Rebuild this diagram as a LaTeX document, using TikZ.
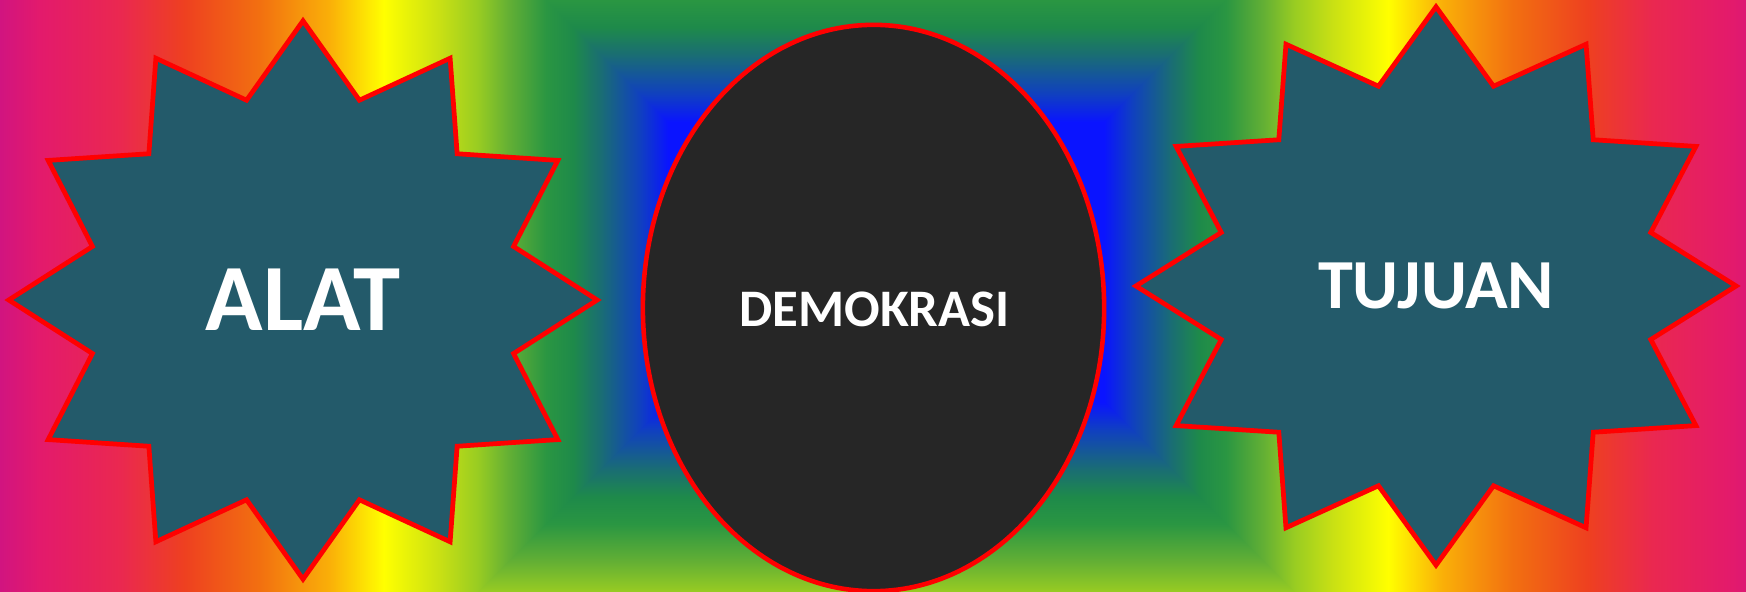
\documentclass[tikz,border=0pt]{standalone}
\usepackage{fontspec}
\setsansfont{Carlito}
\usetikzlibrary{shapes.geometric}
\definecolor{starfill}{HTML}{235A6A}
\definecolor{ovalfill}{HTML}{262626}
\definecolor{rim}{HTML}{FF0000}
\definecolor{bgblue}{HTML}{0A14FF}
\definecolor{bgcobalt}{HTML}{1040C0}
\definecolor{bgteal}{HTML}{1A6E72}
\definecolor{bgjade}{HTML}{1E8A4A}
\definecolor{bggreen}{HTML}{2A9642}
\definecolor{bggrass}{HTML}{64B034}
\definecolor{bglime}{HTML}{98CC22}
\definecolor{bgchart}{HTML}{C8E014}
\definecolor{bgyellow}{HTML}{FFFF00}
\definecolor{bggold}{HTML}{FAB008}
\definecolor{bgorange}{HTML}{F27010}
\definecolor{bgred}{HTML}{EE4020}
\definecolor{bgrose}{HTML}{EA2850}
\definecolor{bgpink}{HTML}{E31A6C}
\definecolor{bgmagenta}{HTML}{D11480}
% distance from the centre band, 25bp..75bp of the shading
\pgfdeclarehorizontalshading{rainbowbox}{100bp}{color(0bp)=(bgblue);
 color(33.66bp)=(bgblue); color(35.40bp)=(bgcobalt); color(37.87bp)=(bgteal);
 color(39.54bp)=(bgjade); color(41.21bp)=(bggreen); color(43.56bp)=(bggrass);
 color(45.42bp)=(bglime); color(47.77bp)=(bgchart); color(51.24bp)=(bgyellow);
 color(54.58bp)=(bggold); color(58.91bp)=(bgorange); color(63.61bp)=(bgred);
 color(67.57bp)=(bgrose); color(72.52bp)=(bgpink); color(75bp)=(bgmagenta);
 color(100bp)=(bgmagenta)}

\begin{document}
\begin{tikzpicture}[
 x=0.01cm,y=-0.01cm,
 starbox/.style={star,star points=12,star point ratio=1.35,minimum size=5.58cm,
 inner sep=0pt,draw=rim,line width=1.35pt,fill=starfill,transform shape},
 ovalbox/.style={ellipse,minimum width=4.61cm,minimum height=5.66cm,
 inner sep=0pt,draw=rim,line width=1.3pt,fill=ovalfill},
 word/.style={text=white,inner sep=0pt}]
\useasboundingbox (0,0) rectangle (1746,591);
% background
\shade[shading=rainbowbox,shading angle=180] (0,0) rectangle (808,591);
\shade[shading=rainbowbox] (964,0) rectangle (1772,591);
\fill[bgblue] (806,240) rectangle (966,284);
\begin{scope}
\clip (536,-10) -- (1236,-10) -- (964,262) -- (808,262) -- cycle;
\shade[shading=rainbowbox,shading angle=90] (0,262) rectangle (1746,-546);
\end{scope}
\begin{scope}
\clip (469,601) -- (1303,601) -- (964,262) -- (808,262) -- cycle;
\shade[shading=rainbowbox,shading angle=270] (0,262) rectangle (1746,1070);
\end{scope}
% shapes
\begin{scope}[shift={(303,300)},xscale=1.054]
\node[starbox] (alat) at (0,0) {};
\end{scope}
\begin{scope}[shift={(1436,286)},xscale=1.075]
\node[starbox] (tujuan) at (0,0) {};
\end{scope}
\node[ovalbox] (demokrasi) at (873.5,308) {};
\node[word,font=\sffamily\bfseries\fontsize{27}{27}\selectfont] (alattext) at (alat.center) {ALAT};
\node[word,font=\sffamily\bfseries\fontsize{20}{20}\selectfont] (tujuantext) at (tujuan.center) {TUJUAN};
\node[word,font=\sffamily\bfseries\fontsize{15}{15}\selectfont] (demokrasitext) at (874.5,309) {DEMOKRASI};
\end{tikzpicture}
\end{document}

◆ ◆ ◆

Repeat the material above word for word and skip every image in it.

Rebuild this diagram as a LaTeX document, using TikZ.
\documentclass[tikz,border=0pt]{standalone}
\usepackage{fontspec}
\setsansfont{Carlito}
\usetikzlibrary{shapes.geometric}
\definecolor{starfill}{HTML}{235A6A}
\definecolor{ovalfill}{HTML}{262626}
\definecolor{rim}{HTML}{FF0000}
\definecolor{bgblue}{HTML}{0A14FF}
\definecolor{bgcobalt}{HTML}{1040C0}
\definecolor{bgteal}{HTML}{1A6E72}
\definecolor{bgjade}{HTML}{1E8A4A}
\definecolor{bggreen}{HTML}{2A9642}
\definecolor{bggrass}{HTML}{64B034}
\definecolor{bglime}{HTML}{98CC22}
\definecolor{bgchart}{HTML}{C8E014}
\definecolor{bgyellow}{HTML}{FFFF00}
\definecolor{bggold}{HTML}{FAB008}
\definecolor{bgorange}{HTML}{F27010}
\definecolor{bgred}{HTML}{EE4020}
\definecolor{bgrose}{HTML}{EA2850}
\definecolor{bgpink}{HTML}{E31A6C}
\definecolor{bgmagenta}{HTML}{D11480}
% distance from the centre band, 25bp..75bp of the shading
\pgfdeclarehorizontalshading{rainbowbox}{100bp}{color(0bp)=(bgblue);
 color(33.66bp)=(bgblue); color(35.40bp)=(bgcobalt); color(37.87bp)=(bgteal);
 color(39.54bp)=(bgjade); color(41.21bp)=(bggreen); color(43.56bp)=(bggrass);
 color(45.42bp)=(bglime); color(47.77bp)=(bgchart); color(51.24bp)=(bgyellow);
 color(54.58bp)=(bggold); color(58.91bp)=(bgorange); color(63.61bp)=(bgred);
 color(67.57bp)=(bgrose); color(72.52bp)=(bgpink); color(75bp)=(bgmagenta);
 color(100bp)=(bgmagenta)}

\begin{document}
\begin{tikzpicture}[
 x=0.01cm,y=-0.01cm,
 starbox/.style={star,star points=12,star point ratio=1.35,minimum size=5.58cm,
 inner sep=0pt,draw=rim,line width=1.35pt,fill=starfill,transform shape},
 ovalbox/.style={ellipse,minimum width=4.61cm,minimum height=5.66cm,
 inner sep=0pt,draw=rim,line width=1.3pt,fill=ovalfill},
 word/.style={text=white,inner sep=0pt}]
\useasboundingbox (0,0) rectangle (1746,591);
% background
\shade[shading=rainbowbox,shading angle=180] (0,0) rectangle (808,591);
\shade[shading=rainbowbox] (964,0) rectangle (1772,591);
\fill[bgblue] (806,240) rectangle (966,284);
\begin{scope}
\clip (536,-10) -- (1236,-10) -- (964,262) -- (808,262) -- cycle;
\shade[shading=rainbowbox,shading angle=90] (0,262) rectangle (1746,-546);
\end{scope}
\begin{scope}
\clip (469,601) -- (1303,601) -- (964,262) -- (808,262) -- cycle;
\shade[shading=rainbowbox,shading angle=270] (0,262) rectangle (1746,1070);
\end{scope}
% shapes
\begin{scope}[shift={(303,300)},xscale=1.054]
\node[starbox] (alat) at (0,0) {};
\end{scope}
\begin{scope}[shift={(1436,286)},xscale=1.075]
\node[starbox] (tujuan) at (0,0) {};
\end{scope}
\node[ovalbox] (demokrasi) at (873.5,308) {};
\node[word,font=\sffamily\bfseries\fontsize{27}{27}\selectfont] (alattext) at (alat.center) {ALAT};
\node[word,font=\sffamily\bfseries\fontsize{20}{20}\selectfont] (tujuantext) at (tujuan.center) {TUJUAN};
\node[word,font=\sffamily\bfseries\fontsize{15}{15}\selectfont] (demokrasitext) at (874.5,309) {DEMOKRASI};
\end{tikzpicture}
\end{document}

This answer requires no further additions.